If you are facing any of the following problems randomly or repeatedly then your class is not following SRP

  1. You need to change the same class for Change Requirements with different nature
  2. Many lines of code getting compiled even if you don’t want it
  3. You or QA need to test multiple scenarios even if you make changes to one
  4. When you make one change then you have fear of other code getting affected
  5. Class name consists conjunctions like And, Or
  6. Method names are too long

Solution

Single Responsibility Principle addresses all above problems. Definition itself says that your class or a module must have one and only one reason to change. It makes it clear that your class should not be changed for multiple (even similar) reasons, technically Change Requirements (CRs). Every Change Requirement is nothing but a responsibility.

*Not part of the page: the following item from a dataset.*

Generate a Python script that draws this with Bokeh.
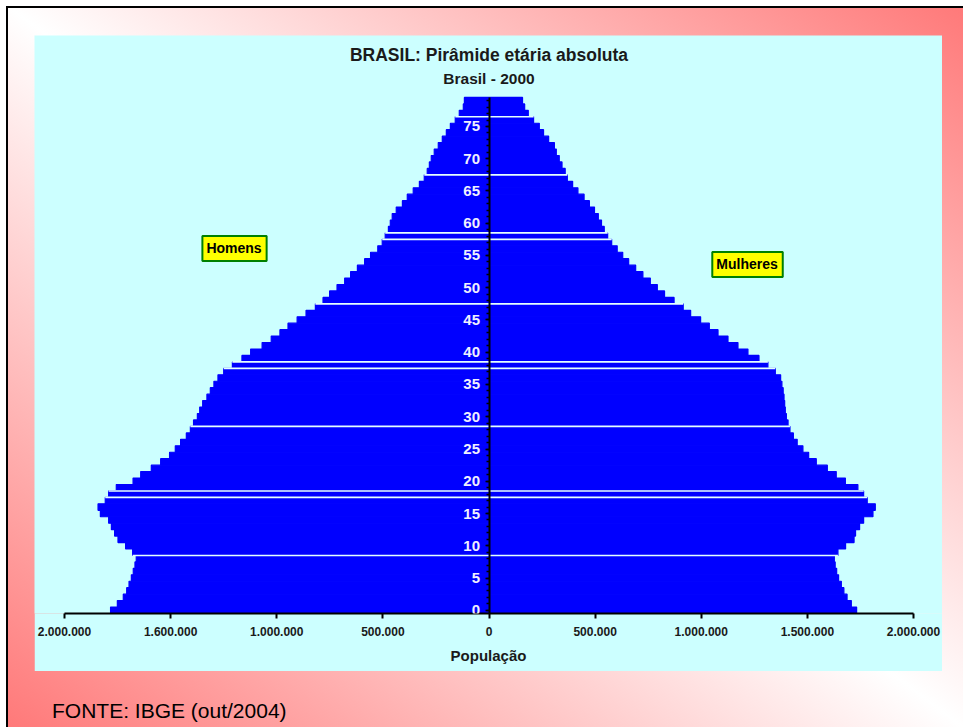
import numpy as np
from bokeh.plotting import figure
from bokeh.models import (ColumnDataSource, LinearAxis, FixedTicker, Range1d, Label, Div)
from bokeh.layouts import column
from bokeh.embed import file_html
from bokeh.resources import INLINE

# ---------------- data (population in thousands, single-year ages 0..79) -------------
ages = list(range(80))
male = [1783, 1751, 1723, 1707, 1696, 1685, 1676, 1668, 1662, 1679,
        1712, 1748, 1764, 1779, 1792, 1831, 1842, 1808, 1792, 1756,
        1677, 1641, 1591, 1547, 1505, 1478, 1453, 1426, 1407, 1392,
        1374, 1363, 1349, 1329, 1313, 1296, 1277, 1250, 1209, 1164,
        1123, 1069, 1026, 985, 947, 904, 862, 818, 782, 751,
        716, 680, 652, 620, 586, 558, 524, 503, 489, 474,
        465, 456, 437, 408, 385, 357, 328, 305, 291, 281,
        272, 258, 239, 220, 201, 182, 159, 140, 121, 116]
female = [1732, 1707, 1687, 1672, 1660, 1647, 1638, 1631, 1627, 1644,
          1680, 1720, 1727, 1746, 1765, 1809, 1820, 1782, 1765, 1738,
          1679, 1636, 1594, 1542, 1506, 1479, 1452, 1434, 1418, 1409,
          1401, 1396, 1393, 1390, 1386, 1380, 1374, 1349, 1314, 1272,
          1220, 1173, 1126, 1079, 1038, 997, 950, 915, 872, 827,
          793, 760, 725, 691, 658, 630, 604, 578, 559, 543,
          530, 515, 497, 473, 448, 419, 394, 369, 359, 344,
          331, 317, 308, 281, 257, 237, 210, 185, 168, 158]
# light separation lines visible in the original between bars (lower age of the pair)
gap_ages = [9, 18, 19, 29, 38, 39, 48, 58, 59, 68, 77]

x_ticks = [-2000000, -1500000, -1000000, -500000, 0, 500000, 1000000, 1500000, 2000000]
x_tick_labels = ["2.000.000", "1.600.000", "1.000.000", "500.000", "0",
                 "500.000", "1.000.000", "1.500.000", "2.000.000"]
y_major_ticks = list(range(0, 80, 5))
y_minor_ticks = list(range(0, 80))

title_line1 = "BRASIL: Pirâmide etária absoluta"
title_line2 = "Brasil - 2000"
x_label = "População"
label_men = "Homens"
label_women = "Mulheres"
source_note = "FONTE: IBGE (out/2004)"

# ---------------- build --------------------------------------------------------------
FONT = "Liberation Sans"
CYAN = "#CCFFFF"
BLUE = "#0000FF"

m = np.array(male, dtype=float) * 1000
f = np.array(female, dtype=float) * 1000
src = ColumnDataSource(dict(age=ages, mleft=-m, fright=f))

g = np.array(gap_ages)
gap_src = ColumnDataSource(dict(
    y=g - 0.5,
    x0=-np.maximum(m[g - 1], m[g]),
    x1=np.maximum(f[g - 1], f[g]),
))

p = figure(width=908, height=636,
           x_range=Range1d(-2141343, 2136631), y_range=Range1d(-0.5, 89.1),
           x_axis_location="below", y_axis_location=None,
           output_backend="svg", toolbar_location=None,
           min_border_left=0, min_border_right=0, min_border_top=0, min_border_bottom=58,
           background_fill_color=CYAN, border_fill_color=CYAN,
           outline_line_color=None)
for gr in p.grid:
    gr.visible = False
p.margin = (35, 0, 0, 34)

p.hbar(y="age", height=1, left="mleft", right=0, source=src,
       fill_color=BLUE, line_color=BLUE, line_width=1.2)
p.hbar(y="age", height=1, left=0, right="fright", source=src,
       fill_color=BLUE, line_color=BLUE, line_width=1.2)
p.segment(x0="x0", y0="y", x1="x1", y1="y", source=gap_src,
          line_color="#E4FFFF", line_width=1.6)

# x axis
xa = p.xaxis[0]
xa.ticker = FixedTicker(ticks=x_ticks)
xa.major_label_overrides = dict(zip(x_ticks, x_tick_labels))
xa.bounds = (x_ticks[0], x_ticks[-1])
xa.axis_line_width = 2
xa.axis_line_color = "black"
xa.major_tick_in = 0
xa.major_tick_out = 5
xa.major_tick_line_width = 2
xa.minor_tick_line_color = None
xa.major_label_text_font = FONT
xa.major_label_text_font_style = "bold"
xa.major_label_text_font_size = "12px"
xa.major_label_text_color = "#1A1A1A"
xa.major_label_standoff = 8
xa.axis_label = x_label
xa.axis_label_text_font = FONT
xa.axis_label_text_font_style = "bold"
xa.axis_label_text_font_size = "15px"
xa.axis_label_text_color = "#1A1A1A"
xa.axis_label_standoff = 8

# y axis, drawn at x = 0
ya = LinearAxis(fixed_location=0,
                ticker=FixedTicker(ticks=y_major_ticks, minor_ticks=y_minor_ticks),
                bounds=(-0.5, 79.5),
                axis_line_width=2, axis_line_color="black",
                major_tick_in=0, major_tick_out=4, major_tick_line_width=1.5,
                minor_tick_in=0, minor_tick_out=3, minor_tick_line_width=1.5,
                major_label_text_color="#F0F0FF",
                major_label_text_font=FONT, major_label_text_font_style="bold",
                major_label_text_font_size="15px", major_label_standoff=5)
p.add_layout(ya, "left")

# titles
for txt, yy, fs in ((title_line1, 86.1, "17.5px"), (title_line2, 82.4, "15.5px")):
    p.add_layout(Label(x=0, y=yy, text=txt, text_align="center", text_baseline="middle",
                       text_font=FONT, text_font_style="bold", text_font_size=fs,
                       text_color="#1A1A1A"))

# sex labels
for txt, xx, yy in ((label_men, -1199000, 56.1), (label_women, 1218000, 53.6)):
    p.add_layout(Label(x=xx, y=yy, text=txt, text_align="center",
                       text_baseline="middle", text_font=FONT, text_font_style="bold",
                       text_font_size="14px", text_color="black",
                       background_fill_color="#FFFF00", border_line_color="#008000",
                       border_line_width=2, padding=(4, 5, 4, 5)))

note = Div(text=('<div style="font-family:\'Liberation Sans\',Arial,sans-serif;'
                 'font-size:21px;line-height:21px;color:#000;white-space:nowrap">'
                 + source_note + '</div>'),
           width=300, height=18, margin=(29, 0, 0, 52))

root = column(p, note, width=963, height=727,
              styles={"background": "linear-gradient(to top right, #FF7878 0%, #FFFFFF 50%, #FF7878 100%)",
                      "box-shadow": "inset 6px 6px 0 0 #FFFFFF, inset 8px 8px 0 0 #000000"})

open("out.html", "w").write(file_html(root, INLINE))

Let’s understand responsibilities:

Technical Responsibility

Multi-layered applications have clearly defined Separation of Concerns (SOC), Data access layer, Business logic layer, Presentation layer, Utility classes, Business objects, etcs. You must not write logic and data manipulation queries or commands in one class. Data manipulation should go to (may be) Repository and Logic goes to Manager classes. So, that for any change in logic you don’t need to touch Repository. Simple as that - isn’t it? And you know this why Technical SoC is so important.

Functional Responsibility

Let’s say your class processes some request (may be a Controller class) and to process it, it have to validate a request. Your class should not do both. Validation itself is one separate task so it has to go to a different class. So that when any validation changes arrive then you just change Validator class and not the Controller.

Aggregate Responsibility

Trust me, if every class has unit task then you can not write an application. Many times you need to write classes which hold high level flow or logic and to achieve that these classes need to deploy several other classes. Let’s take an example of Controller, it has to validate a request, then process it, maybe it needs to store data in database and parse some response so that it can be sent to client. This is high level flow where, Controller deploys Manager, then Manager deploys Validator & Repository. Here, the Controller does not do everything but it deploys other classes to process its request and that is what aggregate responsibility is.

There is no doubt that by following SRP we end up creating so many classes but that is what Object Oriented Programming is all about, classes - right? Don’t you think - Dependency Injection (DI) is always at your rescue?